**TASK TO CARRY OUT**: Make an exact copy of all the material below, apart from the pictures.

**DATA EXTRACT**:
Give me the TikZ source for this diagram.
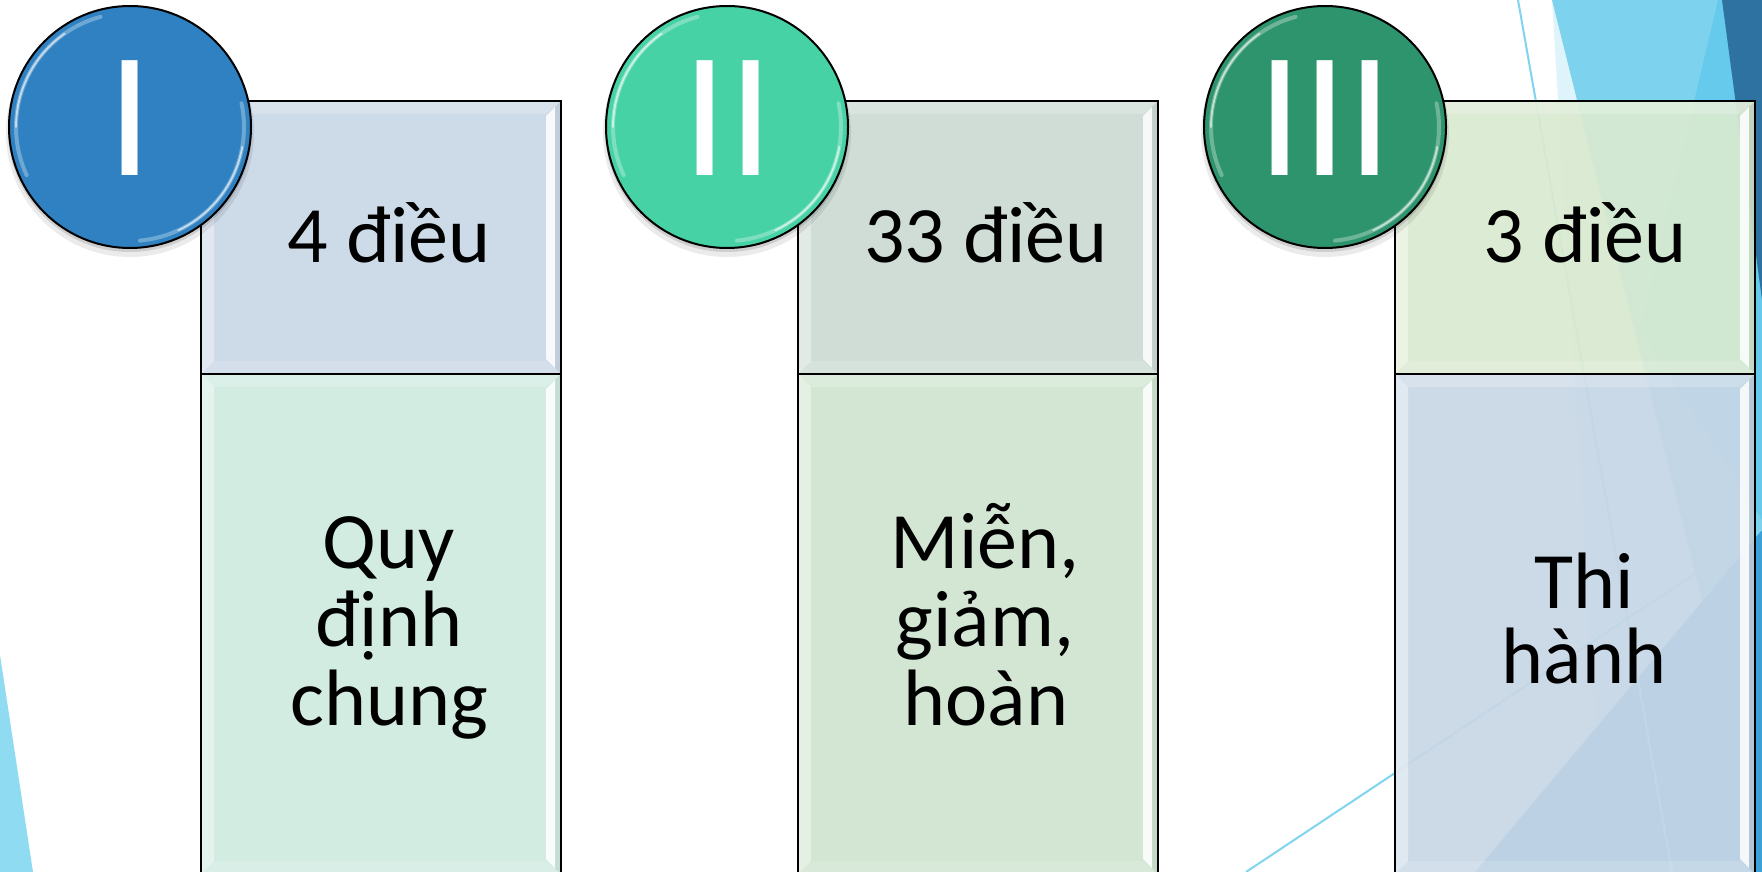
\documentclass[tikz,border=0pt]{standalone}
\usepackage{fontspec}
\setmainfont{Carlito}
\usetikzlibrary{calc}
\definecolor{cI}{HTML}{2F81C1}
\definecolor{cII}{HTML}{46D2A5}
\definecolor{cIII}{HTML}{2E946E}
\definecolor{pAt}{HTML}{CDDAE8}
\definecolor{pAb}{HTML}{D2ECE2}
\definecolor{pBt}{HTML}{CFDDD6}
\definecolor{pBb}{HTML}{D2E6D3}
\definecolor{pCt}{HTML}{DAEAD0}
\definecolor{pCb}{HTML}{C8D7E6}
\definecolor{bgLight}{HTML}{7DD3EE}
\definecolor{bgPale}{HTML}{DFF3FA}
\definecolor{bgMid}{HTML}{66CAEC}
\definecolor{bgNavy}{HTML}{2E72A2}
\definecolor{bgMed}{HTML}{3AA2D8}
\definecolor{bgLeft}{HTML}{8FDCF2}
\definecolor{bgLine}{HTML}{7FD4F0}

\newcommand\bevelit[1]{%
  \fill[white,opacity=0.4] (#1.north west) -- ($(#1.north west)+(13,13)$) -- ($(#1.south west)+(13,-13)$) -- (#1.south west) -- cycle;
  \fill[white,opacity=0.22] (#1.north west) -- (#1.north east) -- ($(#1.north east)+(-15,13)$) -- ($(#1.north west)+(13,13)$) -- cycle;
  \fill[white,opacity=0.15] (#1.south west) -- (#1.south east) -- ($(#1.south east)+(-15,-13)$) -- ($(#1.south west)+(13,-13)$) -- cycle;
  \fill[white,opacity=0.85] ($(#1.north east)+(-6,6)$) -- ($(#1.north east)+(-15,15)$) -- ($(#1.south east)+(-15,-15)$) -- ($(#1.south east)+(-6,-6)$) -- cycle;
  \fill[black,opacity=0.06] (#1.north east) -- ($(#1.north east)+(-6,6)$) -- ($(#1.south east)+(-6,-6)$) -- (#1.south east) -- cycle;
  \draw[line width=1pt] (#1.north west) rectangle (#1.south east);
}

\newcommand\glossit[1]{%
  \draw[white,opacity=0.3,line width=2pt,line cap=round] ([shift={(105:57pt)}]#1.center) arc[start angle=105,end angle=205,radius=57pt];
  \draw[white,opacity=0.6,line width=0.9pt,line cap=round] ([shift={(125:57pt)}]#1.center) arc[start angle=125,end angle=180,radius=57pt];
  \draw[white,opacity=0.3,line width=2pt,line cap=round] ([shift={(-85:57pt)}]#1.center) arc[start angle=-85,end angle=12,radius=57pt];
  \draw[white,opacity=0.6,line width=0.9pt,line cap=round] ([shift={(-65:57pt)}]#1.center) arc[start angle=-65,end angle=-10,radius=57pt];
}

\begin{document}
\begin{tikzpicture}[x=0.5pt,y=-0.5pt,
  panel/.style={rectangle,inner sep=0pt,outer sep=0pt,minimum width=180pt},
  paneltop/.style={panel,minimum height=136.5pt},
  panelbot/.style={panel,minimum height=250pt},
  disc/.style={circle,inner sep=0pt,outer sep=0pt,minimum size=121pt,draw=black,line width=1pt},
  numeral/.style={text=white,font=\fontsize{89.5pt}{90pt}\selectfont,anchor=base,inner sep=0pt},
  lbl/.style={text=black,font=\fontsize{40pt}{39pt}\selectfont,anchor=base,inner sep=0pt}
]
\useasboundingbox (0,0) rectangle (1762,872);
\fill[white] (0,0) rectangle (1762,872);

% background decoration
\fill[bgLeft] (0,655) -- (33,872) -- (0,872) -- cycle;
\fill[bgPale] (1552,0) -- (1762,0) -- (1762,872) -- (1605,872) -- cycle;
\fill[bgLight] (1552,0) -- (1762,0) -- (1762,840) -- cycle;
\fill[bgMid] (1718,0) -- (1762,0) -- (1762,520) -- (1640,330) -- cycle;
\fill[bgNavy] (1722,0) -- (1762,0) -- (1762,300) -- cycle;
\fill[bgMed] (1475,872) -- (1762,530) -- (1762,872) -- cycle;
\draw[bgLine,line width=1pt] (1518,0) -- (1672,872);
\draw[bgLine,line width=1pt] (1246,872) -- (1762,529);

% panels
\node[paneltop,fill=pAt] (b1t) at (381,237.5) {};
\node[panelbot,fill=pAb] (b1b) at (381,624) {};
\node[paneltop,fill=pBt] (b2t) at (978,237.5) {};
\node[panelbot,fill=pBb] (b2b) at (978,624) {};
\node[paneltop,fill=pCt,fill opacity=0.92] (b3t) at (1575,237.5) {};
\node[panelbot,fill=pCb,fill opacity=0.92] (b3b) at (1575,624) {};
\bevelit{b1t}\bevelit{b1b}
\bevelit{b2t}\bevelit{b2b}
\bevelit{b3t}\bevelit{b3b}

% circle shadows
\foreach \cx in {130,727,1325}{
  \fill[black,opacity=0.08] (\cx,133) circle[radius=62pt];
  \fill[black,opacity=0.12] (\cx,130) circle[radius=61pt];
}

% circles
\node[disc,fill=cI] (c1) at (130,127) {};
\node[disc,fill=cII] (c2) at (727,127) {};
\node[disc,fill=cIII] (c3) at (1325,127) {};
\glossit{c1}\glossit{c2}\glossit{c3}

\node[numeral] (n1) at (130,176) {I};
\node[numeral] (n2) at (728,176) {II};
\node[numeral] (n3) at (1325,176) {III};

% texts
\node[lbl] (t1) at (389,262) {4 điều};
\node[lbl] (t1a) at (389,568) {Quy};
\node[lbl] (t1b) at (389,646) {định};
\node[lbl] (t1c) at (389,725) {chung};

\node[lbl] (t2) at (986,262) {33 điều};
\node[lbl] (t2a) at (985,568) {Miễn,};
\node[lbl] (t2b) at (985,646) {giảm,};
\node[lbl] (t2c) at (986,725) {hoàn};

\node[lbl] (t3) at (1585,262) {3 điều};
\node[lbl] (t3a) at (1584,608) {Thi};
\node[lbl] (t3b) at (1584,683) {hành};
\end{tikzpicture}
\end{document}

**ANSWER TO THIS EXERCISE**:
Give me the TikZ source for this diagram.
\documentclass[tikz,border=0pt]{standalone}
\usepackage{fontspec}
\setmainfont{Carlito}
\usetikzlibrary{calc}
\definecolor{cI}{HTML}{2F81C1}
\definecolor{cII}{HTML}{46D2A5}
\definecolor{cIII}{HTML}{2E946E}
\definecolor{pAt}{HTML}{CDDAE8}
\definecolor{pAb}{HTML}{D2ECE2}
\definecolor{pBt}{HTML}{CFDDD6}
\definecolor{pBb}{HTML}{D2E6D3}
\definecolor{pCt}{HTML}{DAEAD0}
\definecolor{pCb}{HTML}{C8D7E6}
\definecolor{bgLight}{HTML}{7DD3EE}
\definecolor{bgPale}{HTML}{DFF3FA}
\definecolor{bgMid}{HTML}{66CAEC}
\definecolor{bgNavy}{HTML}{2E72A2}
\definecolor{bgMed}{HTML}{3AA2D8}
\definecolor{bgLeft}{HTML}{8FDCF2}
\definecolor{bgLine}{HTML}{7FD4F0}

\newcommand\bevelit[1]{%
  \fill[white,opacity=0.4] (#1.north west) -- ($(#1.north west)+(13,13)$) -- ($(#1.south west)+(13,-13)$) -- (#1.south west) -- cycle;
  \fill[white,opacity=0.22] (#1.north west) -- (#1.north east) -- ($(#1.north east)+(-15,13)$) -- ($(#1.north west)+(13,13)$) -- cycle;
  \fill[white,opacity=0.15] (#1.south west) -- (#1.south east) -- ($(#1.south east)+(-15,-13)$) -- ($(#1.south west)+(13,-13)$) -- cycle;
  \fill[white,opacity=0.85] ($(#1.north east)+(-6,6)$) -- ($(#1.north east)+(-15,15)$) -- ($(#1.south east)+(-15,-15)$) -- ($(#1.south east)+(-6,-6)$) -- cycle;
  \fill[black,opacity=0.06] (#1.north east) -- ($(#1.north east)+(-6,6)$) -- ($(#1.south east)+(-6,-6)$) -- (#1.south east) -- cycle;
  \draw[line width=1pt] (#1.north west) rectangle (#1.south east);
}

\newcommand\glossit[1]{%
  \draw[white,opacity=0.3,line width=2pt,line cap=round] ([shift={(105:57pt)}]#1.center) arc[start angle=105,end angle=205,radius=57pt];
  \draw[white,opacity=0.6,line width=0.9pt,line cap=round] ([shift={(125:57pt)}]#1.center) arc[start angle=125,end angle=180,radius=57pt];
  \draw[white,opacity=0.3,line width=2pt,line cap=round] ([shift={(-85:57pt)}]#1.center) arc[start angle=-85,end angle=12,radius=57pt];
  \draw[white,opacity=0.6,line width=0.9pt,line cap=round] ([shift={(-65:57pt)}]#1.center) arc[start angle=-65,end angle=-10,radius=57pt];
}

\begin{document}
\begin{tikzpicture}[x=0.5pt,y=-0.5pt,
  panel/.style={rectangle,inner sep=0pt,outer sep=0pt,minimum width=180pt},
  paneltop/.style={panel,minimum height=136.5pt},
  panelbot/.style={panel,minimum height=250pt},
  disc/.style={circle,inner sep=0pt,outer sep=0pt,minimum size=121pt,draw=black,line width=1pt},
  numeral/.style={text=white,font=\fontsize{89.5pt}{90pt}\selectfont,anchor=base,inner sep=0pt},
  lbl/.style={text=black,font=\fontsize{40pt}{39pt}\selectfont,anchor=base,inner sep=0pt}
]
\useasboundingbox (0,0) rectangle (1762,872);
\fill[white] (0,0) rectangle (1762,872);

% background decoration
\fill[bgLeft] (0,655) -- (33,872) -- (0,872) -- cycle;
\fill[bgPale] (1552,0) -- (1762,0) -- (1762,872) -- (1605,872) -- cycle;
\fill[bgLight] (1552,0) -- (1762,0) -- (1762,840) -- cycle;
\fill[bgMid] (1718,0) -- (1762,0) -- (1762,520) -- (1640,330) -- cycle;
\fill[bgNavy] (1722,0) -- (1762,0) -- (1762,300) -- cycle;
\fill[bgMed] (1475,872) -- (1762,530) -- (1762,872) -- cycle;
\draw[bgLine,line width=1pt] (1518,0) -- (1672,872);
\draw[bgLine,line width=1pt] (1246,872) -- (1762,529);

% panels
\node[paneltop,fill=pAt] (b1t) at (381,237.5) {};
\node[panelbot,fill=pAb] (b1b) at (381,624) {};
\node[paneltop,fill=pBt] (b2t) at (978,237.5) {};
\node[panelbot,fill=pBb] (b2b) at (978,624) {};
\node[paneltop,fill=pCt,fill opacity=0.92] (b3t) at (1575,237.5) {};
\node[panelbot,fill=pCb,fill opacity=0.92] (b3b) at (1575,624) {};
\bevelit{b1t}\bevelit{b1b}
\bevelit{b2t}\bevelit{b2b}
\bevelit{b3t}\bevelit{b3b}

% circle shadows
\foreach \cx in {130,727,1325}{
  \fill[black,opacity=0.08] (\cx,133) circle[radius=62pt];
  \fill[black,opacity=0.12] (\cx,130) circle[radius=61pt];
}

% circles
\node[disc,fill=cI] (c1) at (130,127) {};
\node[disc,fill=cII] (c2) at (727,127) {};
\node[disc,fill=cIII] (c3) at (1325,127) {};
\glossit{c1}\glossit{c2}\glossit{c3}

\node[numeral] (n1) at (130,176) {I};
\node[numeral] (n2) at (728,176) {II};
\node[numeral] (n3) at (1325,176) {III};

% texts
\node[lbl] (t1) at (389,262) {4 điều};
\node[lbl] (t1a) at (389,568) {Quy};
\node[lbl] (t1b) at (389,646) {định};
\node[lbl] (t1c) at (389,725) {chung};

\node[lbl] (t2) at (986,262) {33 điều};
\node[lbl] (t2a) at (985,568) {Miễn,};
\node[lbl] (t2b) at (985,646) {giảm,};
\node[lbl] (t2c) at (986,725) {hoàn};

\node[lbl] (t3) at (1585,262) {3 điều};
\node[lbl] (t3a) at (1584,608) {Thi};
\node[lbl] (t3b) at (1584,683) {hành};
\end{tikzpicture}
\end{document}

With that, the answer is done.